(RECORDS SUPPLIED):
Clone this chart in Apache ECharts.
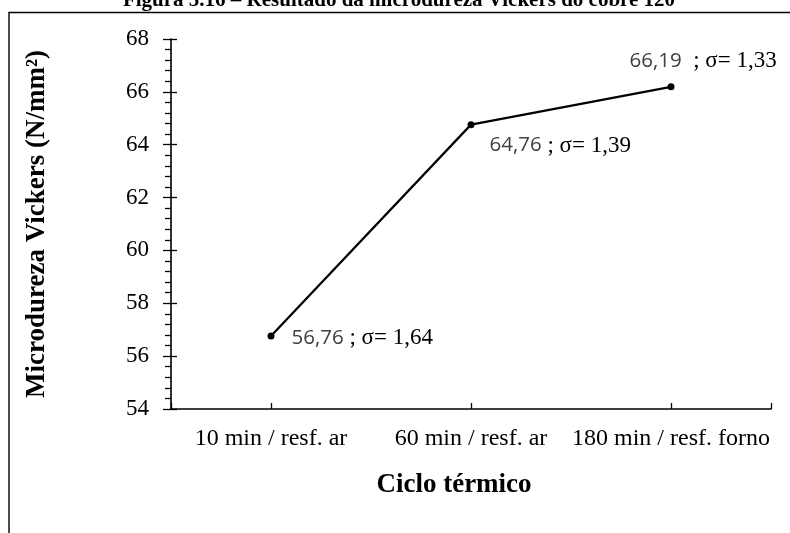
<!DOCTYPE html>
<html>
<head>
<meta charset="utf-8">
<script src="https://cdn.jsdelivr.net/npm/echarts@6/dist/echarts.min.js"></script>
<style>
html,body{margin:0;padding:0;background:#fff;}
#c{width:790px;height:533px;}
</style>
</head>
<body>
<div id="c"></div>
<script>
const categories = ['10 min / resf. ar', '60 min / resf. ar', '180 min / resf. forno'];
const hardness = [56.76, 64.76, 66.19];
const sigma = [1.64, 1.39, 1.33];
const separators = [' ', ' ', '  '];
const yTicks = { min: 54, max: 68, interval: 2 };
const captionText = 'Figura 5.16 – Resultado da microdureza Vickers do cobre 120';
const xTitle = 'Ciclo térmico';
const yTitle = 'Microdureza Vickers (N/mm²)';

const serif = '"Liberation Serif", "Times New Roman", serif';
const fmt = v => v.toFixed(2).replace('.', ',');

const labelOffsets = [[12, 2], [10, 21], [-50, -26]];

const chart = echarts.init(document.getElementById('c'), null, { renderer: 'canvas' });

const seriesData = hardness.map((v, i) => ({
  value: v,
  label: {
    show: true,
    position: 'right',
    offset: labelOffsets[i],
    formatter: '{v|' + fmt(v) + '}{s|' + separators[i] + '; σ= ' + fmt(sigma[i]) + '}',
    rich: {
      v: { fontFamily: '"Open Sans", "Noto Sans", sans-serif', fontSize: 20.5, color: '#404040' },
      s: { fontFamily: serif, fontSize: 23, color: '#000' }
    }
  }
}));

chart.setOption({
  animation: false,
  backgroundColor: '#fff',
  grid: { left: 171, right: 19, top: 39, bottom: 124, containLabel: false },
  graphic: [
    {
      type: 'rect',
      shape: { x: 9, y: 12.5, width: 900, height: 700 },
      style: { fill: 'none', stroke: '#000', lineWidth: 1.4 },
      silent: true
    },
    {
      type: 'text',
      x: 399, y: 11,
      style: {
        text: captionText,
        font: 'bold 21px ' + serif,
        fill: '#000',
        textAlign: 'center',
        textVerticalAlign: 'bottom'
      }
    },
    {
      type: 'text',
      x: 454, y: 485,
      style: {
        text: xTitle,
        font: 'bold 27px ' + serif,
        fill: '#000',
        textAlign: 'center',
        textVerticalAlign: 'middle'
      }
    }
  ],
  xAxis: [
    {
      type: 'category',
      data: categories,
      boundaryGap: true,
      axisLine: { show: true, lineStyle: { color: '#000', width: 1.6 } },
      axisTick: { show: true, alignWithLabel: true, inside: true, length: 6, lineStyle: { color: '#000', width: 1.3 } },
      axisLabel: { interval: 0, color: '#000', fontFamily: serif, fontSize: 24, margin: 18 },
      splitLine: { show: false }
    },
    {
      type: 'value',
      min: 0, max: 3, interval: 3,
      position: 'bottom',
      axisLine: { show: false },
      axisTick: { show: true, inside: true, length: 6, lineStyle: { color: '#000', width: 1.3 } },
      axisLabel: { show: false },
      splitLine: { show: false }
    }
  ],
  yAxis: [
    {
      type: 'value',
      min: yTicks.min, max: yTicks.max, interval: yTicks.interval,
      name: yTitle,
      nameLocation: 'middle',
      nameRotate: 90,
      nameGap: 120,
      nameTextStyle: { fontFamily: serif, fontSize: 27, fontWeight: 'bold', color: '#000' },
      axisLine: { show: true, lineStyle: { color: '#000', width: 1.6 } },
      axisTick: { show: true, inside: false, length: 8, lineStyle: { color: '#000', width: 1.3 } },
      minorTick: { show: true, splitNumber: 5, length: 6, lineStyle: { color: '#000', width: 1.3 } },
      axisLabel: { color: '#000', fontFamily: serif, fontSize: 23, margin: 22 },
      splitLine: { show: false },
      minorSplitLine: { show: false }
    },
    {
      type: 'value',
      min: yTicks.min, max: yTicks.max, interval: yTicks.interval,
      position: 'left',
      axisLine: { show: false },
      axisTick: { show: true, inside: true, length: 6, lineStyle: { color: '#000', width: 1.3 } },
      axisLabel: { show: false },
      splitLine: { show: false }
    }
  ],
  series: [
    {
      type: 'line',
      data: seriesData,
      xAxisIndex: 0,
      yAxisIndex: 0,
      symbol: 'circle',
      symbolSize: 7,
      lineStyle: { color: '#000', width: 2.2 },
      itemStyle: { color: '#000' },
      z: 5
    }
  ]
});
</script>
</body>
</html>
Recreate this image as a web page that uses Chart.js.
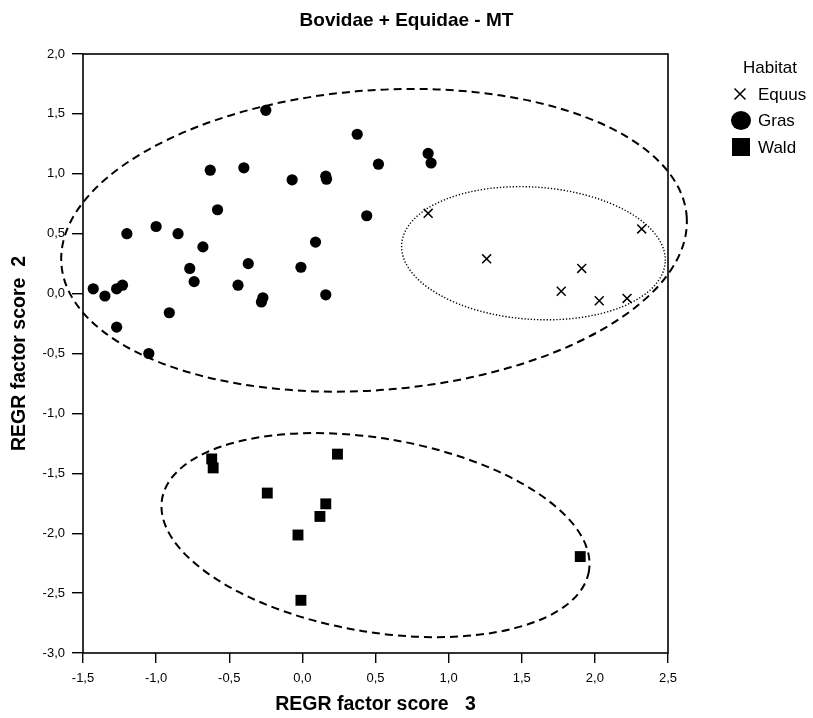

(WHAT YOU WILL DO): Restate each line of the records exactly; pictures do not belong in the copy.

(COMPLETED EXERCISE):
Clone this chart in Apache ECharts.
<!DOCTYPE html>
<html>
<head>
<meta charset="utf-8">
<script src="https://cdn.jsdelivr.net/npm/echarts@6/dist/echarts.min.js"></script>
<style>
html,body{margin:0;padding:0;background:#fff;}
#c{width:790px;height:533px;}
</style>
</head>
<body>
<div id="c"></div>
<script>
const categories = ['10 min / resf. ar', '60 min / resf. ar', '180 min / resf. forno'];
const hardness = [56.76, 64.76, 66.19];
const sigma = [1.64, 1.39, 1.33];
const separators = [' ', ' ', '  '];
const yTicks = { min: 54, max: 68, interval: 2 };
const captionText = 'Figura 5.16 – Resultado da microdureza Vickers do cobre 120';
const xTitle = 'Ciclo térmico';
const yTitle = 'Microdureza Vickers (N/mm²)';

const serif = '"Liberation Serif", "Times New Roman", serif';
const fmt = v => v.toFixed(2).replace('.', ',');

const labelOffsets = [[12, 2], [10, 21], [-50, -26]];

const chart = echarts.init(document.getElementById('c'), null, { renderer: 'canvas' });

const seriesData = hardness.map((v, i) => ({
  value: v,
  label: {
    show: true,
    position: 'right',
    offset: labelOffsets[i],
    formatter: '{v|' + fmt(v) + '}{s|' + separators[i] + '; σ= ' + fmt(sigma[i]) + '}',
    rich: {
      v: { fontFamily: '"Open Sans", "Noto Sans", sans-serif', fontSize: 20.5, color: '#404040' },
      s: { fontFamily: serif, fontSize: 23, color: '#000' }
    }
  }
}));

chart.setOption({
  animation: false,
  backgroundColor: '#fff',
  grid: { left: 171, right: 19, top: 39, bottom: 124, containLabel: false },
  graphic: [
    {
      type: 'rect',
      shape: { x: 9, y: 12.5, width: 900, height: 700 },
      style: { fill: 'none', stroke: '#000', lineWidth: 1.4 },
      silent: true
    },
    {
      type: 'text',
      x: 399, y: 11,
      style: {
        text: captionText,
        font: 'bold 21px ' + serif,
        fill: '#000',
        textAlign: 'center',
        textVerticalAlign: 'bottom'
      }
    },
    {
      type: 'text',
      x: 454, y: 485,
      style: {
        text: xTitle,
        font: 'bold 27px ' + serif,
        fill: '#000',
        textAlign: 'center',
        textVerticalAlign: 'middle'
      }
    }
  ],
  xAxis: [
    {
      type: 'category',
      data: categories,
      boundaryGap: true,
      axisLine: { show: true, lineStyle: { color: '#000', width: 1.6 } },
      axisTick: { show: true, alignWithLabel: true, inside: true, length: 6, lineStyle: { color: '#000', width: 1.3 } },
      axisLabel: { interval: 0, color: '#000', fontFamily: serif, fontSize: 24, margin: 18 },
      splitLine: { show: false }
    },
    {
      type: 'value',
      min: 0, max: 3, interval: 3,
      position: 'bottom',
      axisLine: { show: false },
      axisTick: { show: true, inside: true, length: 6, lineStyle: { color: '#000', width: 1.3 } },
      axisLabel: { show: false },
      splitLine: { show: false }
    }
  ],
  yAxis: [
    {
      type: 'value',
      min: yTicks.min, max: yTicks.max, interval: yTicks.interval,
      name: yTitle,
      nameLocation: 'middle',
      nameRotate: 90,
      nameGap: 120,
      nameTextStyle: { fontFamily: serif, fontSize: 27, fontWeight: 'bold', color: '#000' },
      axisLine: { show: true, lineStyle: { color: '#000', width: 1.6 } },
      axisTick: { show: true, inside: false, length: 8, lineStyle: { color: '#000', width: 1.3 } },
      minorTick: { show: true, splitNumber: 5, length: 6, lineStyle: { color: '#000', width: 1.3 } },
      axisLabel: { color: '#000', fontFamily: serif, fontSize: 23, margin: 22 },
      splitLine: { show: false },
      minorSplitLine: { show: false }
    },
    {
      type: 'value',
      min: yTicks.min, max: yTicks.max, interval: yTicks.interval,
      position: 'left',
      axisLine: { show: false },
      axisTick: { show: true, inside: true, length: 6, lineStyle: { color: '#000', width: 1.3 } },
      axisLabel: { show: false },
      splitLine: { show: false }
    }
  ],
  series: [
    {
      type: 'line',
      data: seriesData,
      xAxisIndex: 0,
      yAxisIndex: 0,
      symbol: 'circle',
      symbolSize: 7,
      lineStyle: { color: '#000', width: 2.2 },
      itemStyle: { color: '#000' },
      z: 5
    }
  ]
});
</script>
</body>
</html>
Recreate this image as a web page that uses Chart.js.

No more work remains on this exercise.